Dataset excerpt
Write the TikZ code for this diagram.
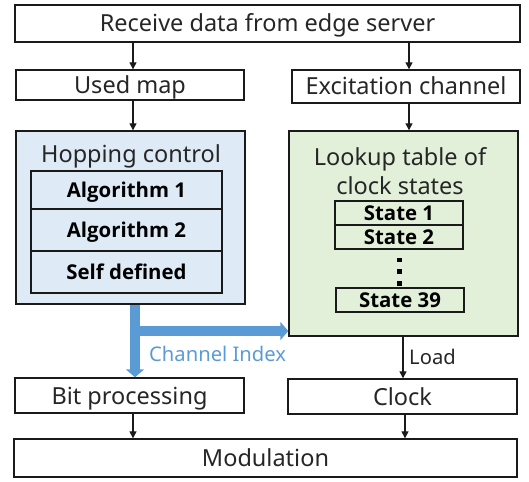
\documentclass[tikz,border=0pt]{standalone}
\usepackage{fontspec}
\setmainfont{Noto Sans}
\newfontfamily\cellfont{Open Sans}
\usetikzlibrary{arrows.meta}
\definecolor{bluefill}{HTML}{DEEBF7}
\definecolor{greenfill}{HTML}{E2F0D9}
\definecolor{arrowblue}{HTML}{5B9BD5}
\definecolor{edgecol}{HTML}{1A1A1A}
\begin{document}
\begin{tikzpicture}[x=1pt,y=-1pt,
  box/.style={draw=edgecol, line width=1.4pt, rectangle, inner sep=0pt,
    font=\fontsize{23.5}{26}\selectfont, text height=17pt, text depth=0pt, text=black!85},
  cell/.style={draw=edgecol, line width=1.4pt, rectangle, inner sep=0pt,
    font=\cellfont\bfseries\fontsize{20.4}{22}\selectfont, text height=14.6pt, text depth=0pt, minimum width=#1},
  cell/.default=191pt,
  title/.style={inner sep=0pt, font=\fontsize{23.5}{26}\selectfont, text=black!85},
  lbl/.style={inner sep=0pt, font=\fontsize{20.2}{22}\selectfont},
  arr/.style={draw=edgecol, line width=1.3pt, -{Triangle[length=7pt,width=7pt]}},
  bluearr/.style={draw=arrowblue, line width=10pt, -{Triangle[length=8pt,width=18pt]}},
]
\useasboundingbox (0,0) rectangle (529,481);

% main boxes
\node[box, minimum width=505pt, minimum height=37pt] (top) at (267.5,23.5) {Receive data from edge server};
\node[box, minimum width=228pt, minimum height=30pt] (used) at (130,85) {Used map};
\node[box, minimum width=228pt, minimum height=33pt] (exc) at (406,86.5) {Excitation channel};
\node[box, fill=bluefill, minimum width=229pt, minimum height=173pt] (hop) at (130.5,217.5) {};
\node[box, fill=greenfill, minimum width=229pt, minimum height=205pt] (look) at (403.5,233.5) {};
\node[box, minimum width=229pt, minimum height=35pt] (bit) at (129.5,395.5) {Bit processing};
\node[box, minimum width=229pt, minimum height=35pt] (clock) at (402.5,396.5) {Clock};
\node[box, minimum width=503pt, minimum height=38pt] (mod) at (265.5,458) {Modulation};

% titles inside containers
\node[title, anchor=base] (hoptitle) at (131,162.3) {Hopping control};
\node[title, anchor=base] (lookA) at (400,165) {Lookup table of};
\node[title, anchor=base] (lookB) at (400,194) {clock states};

% hopping control table
\node[cell, minimum height=38pt] (alg1) at (126.5,190) {Algorithm 1};
\node[cell, minimum height=42pt] (alg2) at (126.5,230) {Algorithm 2};
\node[cell, minimum height=42pt] (self) at (126.5,272) {Self defined};

% clock state table
\node[cell=128pt, minimum height=24pt] (st1) at (399,213) {State 1};
\node[cell=128pt, minimum height=24pt] (st2) at (399,237) {State 2};
\node[cell=128pt, minimum height=24pt] (st39) at (400,300) {State 39};
\foreach \yy in {260,271.5,283.3}{
  \fill[black] (396.5,\yy-2.4) rectangle (401.5,\yy+2.4);
}

% column coordinates
\coordinate (xl) at (133,0);
\coordinate (xr) at (409,0);
\coordinate (xload) at (403,0);
\coordinate (xclk) at (405,0);
\coordinate (xb) at (135,0);
\coordinate (yh) at (0,331);

% black connectors
\draw[arr] (xl |- top.south) -- (xl |- used.north);
\draw[arr] (xr |- top.south) -- (xr |- exc.north);
\draw[arr] (xl |- used.south) -- (xl |- hop.north);
\draw[arr] (xr |- exc.south) -- (xr |- look.north);
\draw[arr] (xload |- look.south) -- (xload |- clock.north);
\draw[arr] (xl |- bit.south) -- (xl |- mod.north);
\draw[arr] (xclk |- clock.south) -- (xclk |- mod.north);

% blue channel index arrows
\draw[bluearr] (xb |- hop.south) -- (xb |- bit.north);
\draw[bluearr] (xb |- yh) -- (look.west |- yh);

% labels
\node[lbl, anchor=base west, text=arrowblue] (chidx) at (149,361) {Channel Index};
\node[lbl, anchor=base west, text=black!85] (load) at (409,364) {Load};
\end{tikzpicture}
\end{document}
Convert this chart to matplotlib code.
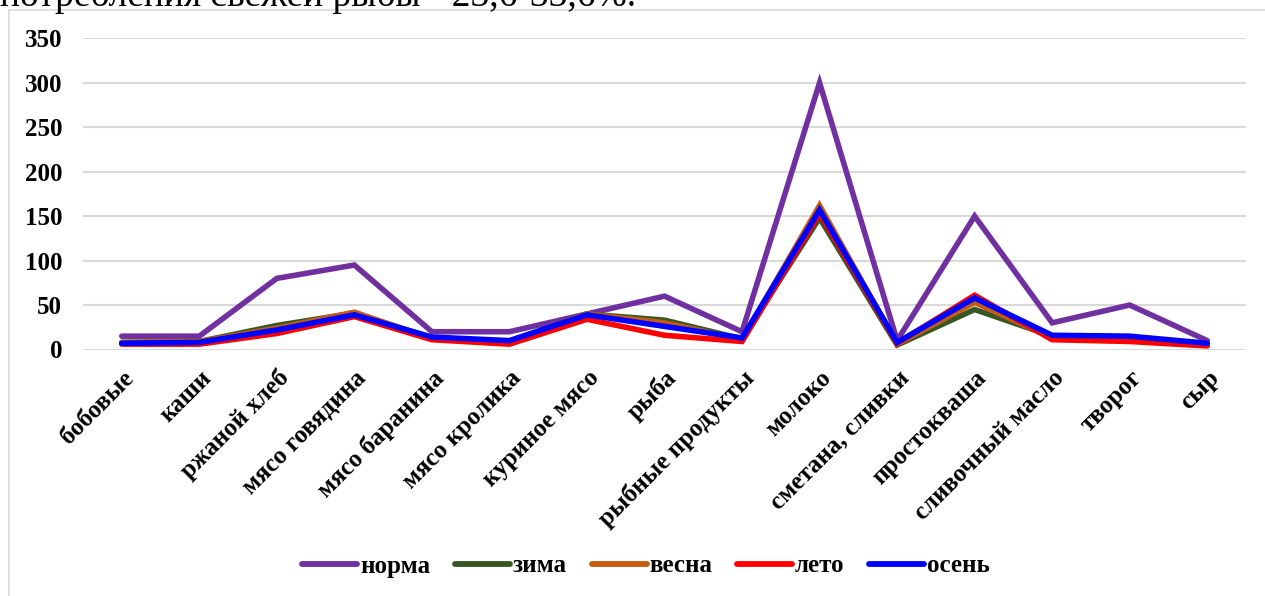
import matplotlib
matplotlib.use("Agg")
import matplotlib.pyplot as plt
from matplotlib.patches import Rectangle
from matplotlib.lines import Line2D

categories = ["бобовые", "каши", "ржаной хлеб", "мясо говядина", "мясо баранина",
              "мясо кролика", "куриное мясо", "рыба", "рыбные продукты", "молоко",
              "сметана, сливки", "простокваша", "сливочный масло", "творог", "сыр"]
norma = [15, 15, 80, 95, 20, 20, 40, 60, 20, 300, 10, 150, 30, 50, 10]
zima = [8, 9, 27, 41, 13, 9, 40, 33, 12, 148, 5, 45, 15, 13, 6]
vesna = [8, 9, 24, 42, 12, 8, 40, 30, 11, 162, 6, 53, 13, 12, 6]
leto = [6, 6, 18, 37, 11, 6, 34, 16, 9, 153, 7, 61, 11, 9, 4]
osen = [7, 8, 22, 39, 14, 10, 39, 26, 13, 157, 8, 58, 16, 15, 7]
series_names = ["норма", "зима", "весна", "лето", "осень"]
yticks = [0, 50, 100, 150, 200, 250, 300, 350]
top_text = "потребления свежей рыбы - 23,6-33,6%."

colors = ["#7030A0", "#375623", "#C55A11", "#FF0000", "#0000FF"]
FONT = "Liberation Serif"
W, H = 1265, 596

fig = plt.figure(figsize=(W / 100, H / 100), dpi=100)
fig.patch.set_facecolor("white")

# chart frame (light border, open to right/bottom)
fig.patches.append(Rectangle((8.5 / W, -0.1), 1.2, 1 - 9.5 / H + 0.1,
                             transform=fig.transFigure, fill=False,
                             edgecolor="#D9D9D9", linewidth=1.2, zorder=0))

# document text above the chart, clipped by the top edge as in the reference
fig.text(0.0, 1 - 6.0 / H, top_text, fontsize=27, family=FONT,
         ha="left", va="baseline", color="black")

left, right = 83 / W, 1246 / W
bottom, top = 1 - 349.5 / H, 1 - 38.3 / H
ax = fig.add_axes([left, bottom, right - left, top - bottom])
x = list(range(len(categories)))
for name, vals, c in zip(series_names, [norma, zima, vesna, leto, osen], colors):
    ax.plot(x, vals, color=c, linewidth=4.0, solid_capstyle="round",
            solid_joinstyle="miter", label=name, zorder=3)

ax.set_xlim(-0.5, len(categories) - 0.5)
ax.set_ylim(0, 350)
ax.set_yticks(yticks)
ax.set_yticklabels([str(v) for v in yticks], fontsize=18, fontweight="bold",
                   family=FONT)
ax.tick_params(axis="y", length=0, pad=15)
ax.set_xticks(x)
ax.set_xticklabels(categories, rotation=45, ha="right", va="top",
                   rotation_mode="anchor", fontsize=18, fontweight="bold",
                   family=FONT)
ax.tick_params(axis="x", length=0, pad=12)
ax.grid(axis="y", color="#D9D9D9", linewidth=1.5, zorder=0)
ax.set_axisbelow(True)
for s in ax.spines.values():
    s.set_visible(False)

handles = [Line2D([0], [0], color=c, linewidth=4.2, solid_capstyle="round")
           for c in colors]
fig.legend(handles, series_names, loc="center", bbox_to_anchor=(646 / W, 1 - 566 / H),
           ncol=5, frameon=False, handlelength=2.2, handletextpad=0.1,
           columnspacing=1.0, prop={"family": FONT, "weight": "bold", "size": 18})

fig.savefig("out.png", dpi=100, facecolor="white")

EXERCISE DETAILS –
Give an exact reproduction of every line, leaving out any picture.

THE REPLY –
Write the TikZ code for this diagram.
\documentclass[tikz,border=0pt]{standalone}
\usepackage{fontspec}
\setmainfont{Noto Sans}
\newfontfamily\cellfont{Open Sans}
\usetikzlibrary{arrows.meta}
\definecolor{bluefill}{HTML}{DEEBF7}
\definecolor{greenfill}{HTML}{E2F0D9}
\definecolor{arrowblue}{HTML}{5B9BD5}
\definecolor{edgecol}{HTML}{1A1A1A}
\begin{document}
\begin{tikzpicture}[x=1pt,y=-1pt,
  box/.style={draw=edgecol, line width=1.4pt, rectangle, inner sep=0pt,
    font=\fontsize{23.5}{26}\selectfont, text height=17pt, text depth=0pt, text=black!85},
  cell/.style={draw=edgecol, line width=1.4pt, rectangle, inner sep=0pt,
    font=\cellfont\bfseries\fontsize{20.4}{22}\selectfont, text height=14.6pt, text depth=0pt, minimum width=#1},
  cell/.default=191pt,
  title/.style={inner sep=0pt, font=\fontsize{23.5}{26}\selectfont, text=black!85},
  lbl/.style={inner sep=0pt, font=\fontsize{20.2}{22}\selectfont},
  arr/.style={draw=edgecol, line width=1.3pt, -{Triangle[length=7pt,width=7pt]}},
  bluearr/.style={draw=arrowblue, line width=10pt, -{Triangle[length=8pt,width=18pt]}},
]
\useasboundingbox (0,0) rectangle (529,481);

% main boxes
\node[box, minimum width=505pt, minimum height=37pt] (top) at (267.5,23.5) {Receive data from edge server};
\node[box, minimum width=228pt, minimum height=30pt] (used) at (130,85) {Used map};
\node[box, minimum width=228pt, minimum height=33pt] (exc) at (406,86.5) {Excitation channel};
\node[box, fill=bluefill, minimum width=229pt, minimum height=173pt] (hop) at (130.5,217.5) {};
\node[box, fill=greenfill, minimum width=229pt, minimum height=205pt] (look) at (403.5,233.5) {};
\node[box, minimum width=229pt, minimum height=35pt] (bit) at (129.5,395.5) {Bit processing};
\node[box, minimum width=229pt, minimum height=35pt] (clock) at (402.5,396.5) {Clock};
\node[box, minimum width=503pt, minimum height=38pt] (mod) at (265.5,458) {Modulation};

% titles inside containers
\node[title, anchor=base] (hoptitle) at (131,162.3) {Hopping control};
\node[title, anchor=base] (lookA) at (400,165) {Lookup table of};
\node[title, anchor=base] (lookB) at (400,194) {clock states};

% hopping control table
\node[cell, minimum height=38pt] (alg1) at (126.5,190) {Algorithm 1};
\node[cell, minimum height=42pt] (alg2) at (126.5,230) {Algorithm 2};
\node[cell, minimum height=42pt] (self) at (126.5,272) {Self defined};

% clock state table
\node[cell=128pt, minimum height=24pt] (st1) at (399,213) {State 1};
\node[cell=128pt, minimum height=24pt] (st2) at (399,237) {State 2};
\node[cell=128pt, minimum height=24pt] (st39) at (400,300) {State 39};
\foreach \yy in {260,271.5,283.3}{
  \fill[black] (396.5,\yy-2.4) rectangle (401.5,\yy+2.4);
}

% column coordinates
\coordinate (xl) at (133,0);
\coordinate (xr) at (409,0);
\coordinate (xload) at (403,0);
\coordinate (xclk) at (405,0);
\coordinate (xb) at (135,0);
\coordinate (yh) at (0,331);

% black connectors
\draw[arr] (xl |- top.south) -- (xl |- used.north);
\draw[arr] (xr |- top.south) -- (xr |- exc.north);
\draw[arr] (xl |- used.south) -- (xl |- hop.north);
\draw[arr] (xr |- exc.south) -- (xr |- look.north);
\draw[arr] (xload |- look.south) -- (xload |- clock.north);
\draw[arr] (xl |- bit.south) -- (xl |- mod.north);
\draw[arr] (xclk |- clock.south) -- (xclk |- mod.north);

% blue channel index arrows
\draw[bluearr] (xb |- hop.south) -- (xb |- bit.north);
\draw[bluearr] (xb |- yh) -- (look.west |- yh);

% labels
\node[lbl, anchor=base west, text=arrowblue] (chidx) at (149,361) {Channel Index};
\node[lbl, anchor=base west, text=black!85] (load) at (409,364) {Load};
\end{tikzpicture}
\end{document}
Convert this chart to matplotlib code.
import matplotlib
matplotlib.use("Agg")
import matplotlib.pyplot as plt
from matplotlib.patches import Rectangle
from matplotlib.lines import Line2D

categories = ["бобовые", "каши", "ржаной хлеб", "мясо говядина", "мясо баранина",
              "мясо кролика", "куриное мясо", "рыба", "рыбные продукты", "молоко",
              "сметана, сливки", "простокваша", "сливочный масло", "творог", "сыр"]
norma = [15, 15, 80, 95, 20, 20, 40, 60, 20, 300, 10, 150, 30, 50, 10]
zima = [8, 9, 27, 41, 13, 9, 40, 33, 12, 148, 5, 45, 15, 13, 6]
vesna = [8, 9, 24, 42, 12, 8, 40, 30, 11, 162, 6, 53, 13, 12, 6]
leto = [6, 6, 18, 37, 11, 6, 34, 16, 9, 153, 7, 61, 11, 9, 4]
osen = [7, 8, 22, 39, 14, 10, 39, 26, 13, 157, 8, 58, 16, 15, 7]
series_names = ["норма", "зима", "весна", "лето", "осень"]
yticks = [0, 50, 100, 150, 200, 250, 300, 350]
top_text = "потребления свежей рыбы - 23,6-33,6%."

colors = ["#7030A0", "#375623", "#C55A11", "#FF0000", "#0000FF"]
FONT = "Liberation Serif"
W, H = 1265, 596

fig = plt.figure(figsize=(W / 100, H / 100), dpi=100)
fig.patch.set_facecolor("white")

# chart frame (light border, open to right/bottom)
fig.patches.append(Rectangle((8.5 / W, -0.1), 1.2, 1 - 9.5 / H + 0.1,
                             transform=fig.transFigure, fill=False,
                             edgecolor="#D9D9D9", linewidth=1.2, zorder=0))

# document text above the chart, clipped by the top edge as in the reference
fig.text(0.0, 1 - 6.0 / H, top_text, fontsize=27, family=FONT,
         ha="left", va="baseline", color="black")

left, right = 83 / W, 1246 / W
bottom, top = 1 - 349.5 / H, 1 - 38.3 / H
ax = fig.add_axes([left, bottom, right - left, top - bottom])
x = list(range(len(categories)))
for name, vals, c in zip(series_names, [norma, zima, vesna, leto, osen], colors):
    ax.plot(x, vals, color=c, linewidth=4.0, solid_capstyle="round",
            solid_joinstyle="miter", label=name, zorder=3)

ax.set_xlim(-0.5, len(categories) - 0.5)
ax.set_ylim(0, 350)
ax.set_yticks(yticks)
ax.set_yticklabels([str(v) for v in yticks], fontsize=18, fontweight="bold",
                   family=FONT)
ax.tick_params(axis="y", length=0, pad=15)
ax.set_xticks(x)
ax.set_xticklabels(categories, rotation=45, ha="right", va="top",
                   rotation_mode="anchor", fontsize=18, fontweight="bold",
                   family=FONT)
ax.tick_params(axis="x", length=0, pad=12)
ax.grid(axis="y", color="#D9D9D9", linewidth=1.5, zorder=0)
ax.set_axisbelow(True)
for s in ax.spines.values():
    s.set_visible(False)

handles = [Line2D([0], [0], color=c, linewidth=4.2, solid_capstyle="round")
           for c in colors]
fig.legend(handles, series_names, loc="center", bbox_to_anchor=(646 / W, 1 - 566 / H),
           ncol=5, frameon=False, handlelength=2.2, handletextpad=0.1,
           columnspacing=1.0, prop={"family": FONT, "weight": "bold", "size": 18})

fig.savefig("out.png", dpi=100, facecolor="white")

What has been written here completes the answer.